Stated goal: Can you set down, exactly as they appear below, the lines from the opening of the material through the one bearing "(0,0) rectangle (1109,1542);", minus the pictures?

Supplied material:
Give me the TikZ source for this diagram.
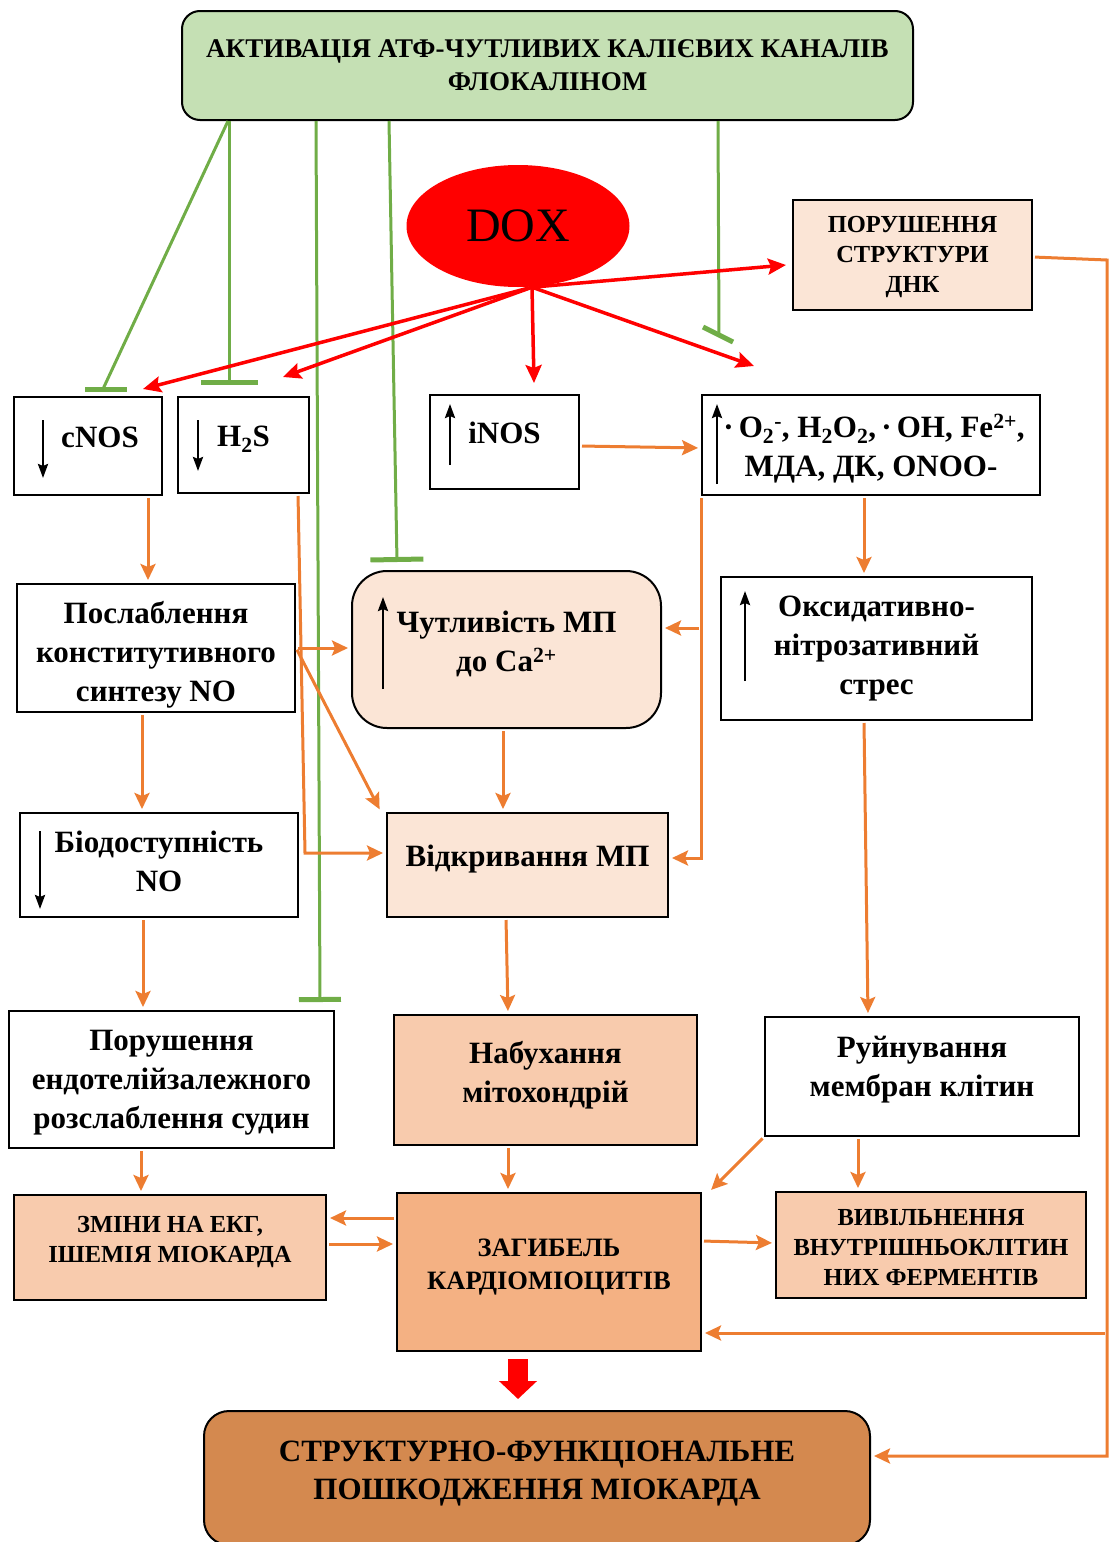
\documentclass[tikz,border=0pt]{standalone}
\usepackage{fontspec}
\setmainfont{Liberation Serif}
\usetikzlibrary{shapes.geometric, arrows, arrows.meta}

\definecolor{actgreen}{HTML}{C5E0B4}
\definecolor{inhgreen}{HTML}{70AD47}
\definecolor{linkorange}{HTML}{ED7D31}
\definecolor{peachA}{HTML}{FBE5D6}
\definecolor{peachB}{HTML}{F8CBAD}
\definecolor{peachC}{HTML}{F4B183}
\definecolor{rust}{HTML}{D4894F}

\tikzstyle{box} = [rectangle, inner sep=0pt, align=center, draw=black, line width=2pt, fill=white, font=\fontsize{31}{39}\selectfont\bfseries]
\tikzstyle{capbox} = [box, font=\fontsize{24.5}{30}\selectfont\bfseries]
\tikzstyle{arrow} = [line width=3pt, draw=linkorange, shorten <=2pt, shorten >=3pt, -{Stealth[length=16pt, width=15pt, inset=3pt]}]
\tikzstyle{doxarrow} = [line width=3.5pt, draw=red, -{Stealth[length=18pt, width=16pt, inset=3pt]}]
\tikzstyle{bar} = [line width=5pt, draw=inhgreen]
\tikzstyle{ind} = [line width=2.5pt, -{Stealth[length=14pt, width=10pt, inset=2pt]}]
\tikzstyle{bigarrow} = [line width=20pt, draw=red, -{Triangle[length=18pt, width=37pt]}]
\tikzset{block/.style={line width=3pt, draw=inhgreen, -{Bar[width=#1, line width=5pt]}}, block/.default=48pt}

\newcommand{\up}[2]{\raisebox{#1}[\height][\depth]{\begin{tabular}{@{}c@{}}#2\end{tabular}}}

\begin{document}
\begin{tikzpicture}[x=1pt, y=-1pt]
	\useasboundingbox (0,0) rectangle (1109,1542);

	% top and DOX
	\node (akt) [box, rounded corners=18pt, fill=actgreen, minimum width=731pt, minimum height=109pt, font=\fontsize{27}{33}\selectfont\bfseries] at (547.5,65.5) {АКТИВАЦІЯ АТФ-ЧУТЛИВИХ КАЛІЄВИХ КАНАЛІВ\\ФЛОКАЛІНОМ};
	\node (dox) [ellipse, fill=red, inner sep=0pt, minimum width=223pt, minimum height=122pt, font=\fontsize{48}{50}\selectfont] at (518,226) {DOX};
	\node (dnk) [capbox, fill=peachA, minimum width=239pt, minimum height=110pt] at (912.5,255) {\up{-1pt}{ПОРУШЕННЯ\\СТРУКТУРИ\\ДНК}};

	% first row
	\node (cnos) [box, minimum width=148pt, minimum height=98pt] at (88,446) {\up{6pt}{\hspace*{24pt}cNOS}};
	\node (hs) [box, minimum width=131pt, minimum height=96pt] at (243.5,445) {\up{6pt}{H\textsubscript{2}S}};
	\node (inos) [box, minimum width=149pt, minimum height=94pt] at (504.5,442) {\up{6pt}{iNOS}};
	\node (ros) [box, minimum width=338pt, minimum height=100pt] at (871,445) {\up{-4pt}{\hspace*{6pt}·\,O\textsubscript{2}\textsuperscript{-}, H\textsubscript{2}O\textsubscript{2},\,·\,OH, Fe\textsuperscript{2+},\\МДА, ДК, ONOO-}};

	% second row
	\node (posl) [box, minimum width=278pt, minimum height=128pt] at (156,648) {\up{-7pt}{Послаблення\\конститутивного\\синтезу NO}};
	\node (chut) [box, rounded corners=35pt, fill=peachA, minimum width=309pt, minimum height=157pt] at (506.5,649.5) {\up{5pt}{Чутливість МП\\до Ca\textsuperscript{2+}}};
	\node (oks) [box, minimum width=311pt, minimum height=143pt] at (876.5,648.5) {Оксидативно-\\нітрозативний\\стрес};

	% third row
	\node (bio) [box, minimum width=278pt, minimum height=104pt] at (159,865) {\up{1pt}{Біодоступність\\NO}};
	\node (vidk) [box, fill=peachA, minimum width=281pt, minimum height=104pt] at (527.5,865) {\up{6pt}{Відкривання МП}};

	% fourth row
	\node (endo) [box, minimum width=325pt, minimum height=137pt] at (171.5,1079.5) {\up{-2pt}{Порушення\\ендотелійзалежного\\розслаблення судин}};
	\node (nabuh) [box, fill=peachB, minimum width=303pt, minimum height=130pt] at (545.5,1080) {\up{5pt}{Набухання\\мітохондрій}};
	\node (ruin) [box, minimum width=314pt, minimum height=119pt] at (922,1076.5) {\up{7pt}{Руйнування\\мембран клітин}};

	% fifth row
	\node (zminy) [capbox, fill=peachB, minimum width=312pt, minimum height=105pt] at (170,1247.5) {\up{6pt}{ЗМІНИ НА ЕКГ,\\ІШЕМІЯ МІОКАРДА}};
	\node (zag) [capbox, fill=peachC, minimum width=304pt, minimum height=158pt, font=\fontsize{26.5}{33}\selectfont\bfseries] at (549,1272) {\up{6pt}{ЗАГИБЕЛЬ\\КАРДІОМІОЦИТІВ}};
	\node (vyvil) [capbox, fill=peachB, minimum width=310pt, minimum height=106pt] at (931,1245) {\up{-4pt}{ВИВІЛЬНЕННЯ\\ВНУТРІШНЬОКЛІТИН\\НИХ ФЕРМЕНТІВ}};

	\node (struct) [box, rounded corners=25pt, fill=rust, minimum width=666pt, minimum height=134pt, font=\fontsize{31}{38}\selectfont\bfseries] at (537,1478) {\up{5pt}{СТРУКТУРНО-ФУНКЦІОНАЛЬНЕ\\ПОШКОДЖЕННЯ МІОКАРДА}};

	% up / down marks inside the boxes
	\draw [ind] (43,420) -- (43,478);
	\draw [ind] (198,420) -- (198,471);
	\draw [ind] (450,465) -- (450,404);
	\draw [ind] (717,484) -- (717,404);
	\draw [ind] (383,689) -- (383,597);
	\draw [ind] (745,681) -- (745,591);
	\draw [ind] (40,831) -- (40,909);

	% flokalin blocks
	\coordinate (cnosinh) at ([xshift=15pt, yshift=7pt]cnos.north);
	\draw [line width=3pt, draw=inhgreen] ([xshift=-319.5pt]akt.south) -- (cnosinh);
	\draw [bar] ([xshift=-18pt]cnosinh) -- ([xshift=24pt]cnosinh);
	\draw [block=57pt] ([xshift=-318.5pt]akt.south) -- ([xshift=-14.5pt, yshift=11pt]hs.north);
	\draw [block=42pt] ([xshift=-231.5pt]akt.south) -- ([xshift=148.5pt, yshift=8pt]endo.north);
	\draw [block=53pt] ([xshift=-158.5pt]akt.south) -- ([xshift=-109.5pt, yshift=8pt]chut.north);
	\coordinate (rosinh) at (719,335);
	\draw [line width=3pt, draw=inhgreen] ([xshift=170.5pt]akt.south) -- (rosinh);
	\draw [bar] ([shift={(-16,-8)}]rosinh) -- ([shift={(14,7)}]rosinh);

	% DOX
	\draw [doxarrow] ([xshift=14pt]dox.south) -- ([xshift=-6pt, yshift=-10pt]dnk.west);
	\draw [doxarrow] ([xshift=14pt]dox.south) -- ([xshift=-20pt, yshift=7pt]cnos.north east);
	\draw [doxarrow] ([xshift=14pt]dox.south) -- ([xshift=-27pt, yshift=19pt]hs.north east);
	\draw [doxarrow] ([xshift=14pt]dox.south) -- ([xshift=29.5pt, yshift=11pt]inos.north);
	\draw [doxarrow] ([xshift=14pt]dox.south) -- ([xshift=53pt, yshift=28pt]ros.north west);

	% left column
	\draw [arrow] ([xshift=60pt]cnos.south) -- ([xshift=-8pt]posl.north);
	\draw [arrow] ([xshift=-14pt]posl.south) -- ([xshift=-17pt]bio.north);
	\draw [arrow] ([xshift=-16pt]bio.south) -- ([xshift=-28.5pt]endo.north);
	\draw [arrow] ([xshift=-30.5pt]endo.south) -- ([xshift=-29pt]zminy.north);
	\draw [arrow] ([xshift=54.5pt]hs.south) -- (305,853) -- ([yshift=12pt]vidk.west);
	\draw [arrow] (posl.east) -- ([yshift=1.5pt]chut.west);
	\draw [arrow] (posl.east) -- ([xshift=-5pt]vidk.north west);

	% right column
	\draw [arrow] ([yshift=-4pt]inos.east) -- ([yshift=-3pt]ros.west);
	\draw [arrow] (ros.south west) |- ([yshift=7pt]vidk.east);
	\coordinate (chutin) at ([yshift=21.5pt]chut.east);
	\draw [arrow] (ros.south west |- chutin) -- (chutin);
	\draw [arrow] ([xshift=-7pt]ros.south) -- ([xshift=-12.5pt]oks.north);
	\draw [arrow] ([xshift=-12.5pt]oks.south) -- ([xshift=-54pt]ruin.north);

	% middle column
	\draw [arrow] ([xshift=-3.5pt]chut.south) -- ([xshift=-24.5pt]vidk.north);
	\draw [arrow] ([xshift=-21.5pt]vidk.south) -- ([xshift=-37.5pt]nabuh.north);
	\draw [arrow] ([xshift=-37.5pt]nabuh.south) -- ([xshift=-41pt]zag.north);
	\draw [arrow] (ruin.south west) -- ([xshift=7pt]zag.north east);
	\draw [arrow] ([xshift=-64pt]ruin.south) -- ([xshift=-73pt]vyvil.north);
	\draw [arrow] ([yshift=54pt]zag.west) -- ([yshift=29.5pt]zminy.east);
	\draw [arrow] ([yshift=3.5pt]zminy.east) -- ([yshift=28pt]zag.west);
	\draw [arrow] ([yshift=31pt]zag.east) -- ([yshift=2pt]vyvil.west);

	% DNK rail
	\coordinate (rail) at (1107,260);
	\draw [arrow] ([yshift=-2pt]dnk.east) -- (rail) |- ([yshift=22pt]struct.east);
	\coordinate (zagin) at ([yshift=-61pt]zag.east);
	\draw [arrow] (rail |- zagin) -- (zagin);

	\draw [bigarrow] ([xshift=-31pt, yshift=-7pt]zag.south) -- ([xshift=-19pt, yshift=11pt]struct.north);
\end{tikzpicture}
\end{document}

Correct answer:
Give me the TikZ source for this diagram.
\documentclass[tikz,border=0pt]{standalone}
\usepackage{fontspec}
\setmainfont{Liberation Serif}
\usetikzlibrary{shapes.geometric, arrows, arrows.meta}

\definecolor{actgreen}{HTML}{C5E0B4}
\definecolor{inhgreen}{HTML}{70AD47}
\definecolor{linkorange}{HTML}{ED7D31}
\definecolor{peachA}{HTML}{FBE5D6}
\definecolor{peachB}{HTML}{F8CBAD}
\definecolor{peachC}{HTML}{F4B183}
\definecolor{rust}{HTML}{D4894F}

\tikzstyle{box} = [rectangle, inner sep=0pt, align=center, draw=black, line width=2pt, fill=white, font=\fontsize{31}{39}\selectfont\bfseries]
\tikzstyle{capbox} = [box, font=\fontsize{24.5}{30}\selectfont\bfseries]
\tikzstyle{arrow} = [line width=3pt, draw=linkorange, shorten <=2pt, shorten >=3pt, -{Stealth[length=16pt, width=15pt, inset=3pt]}]
\tikzstyle{doxarrow} = [line width=3.5pt, draw=red, -{Stealth[length=18pt, width=16pt, inset=3pt]}]
\tikzstyle{bar} = [line width=5pt, draw=inhgreen]
\tikzstyle{ind} = [line width=2.5pt, -{Stealth[length=14pt, width=10pt, inset=2pt]}]
\tikzstyle{bigarrow} = [line width=20pt, draw=red, -{Triangle[length=18pt, width=37pt]}]
\tikzset{block/.style={line width=3pt, draw=inhgreen, -{Bar[width=#1, line width=5pt]}}, block/.default=48pt}

\newcommand{\up}[2]{\raisebox{#1}[\height][\depth]{\begin{tabular}{@{}c@{}}#2\end{tabular}}}

\begin{document}
\begin{tikzpicture}[x=1pt, y=-1pt]
	\useasboundingbox (0,0) rectangle (1109,1542);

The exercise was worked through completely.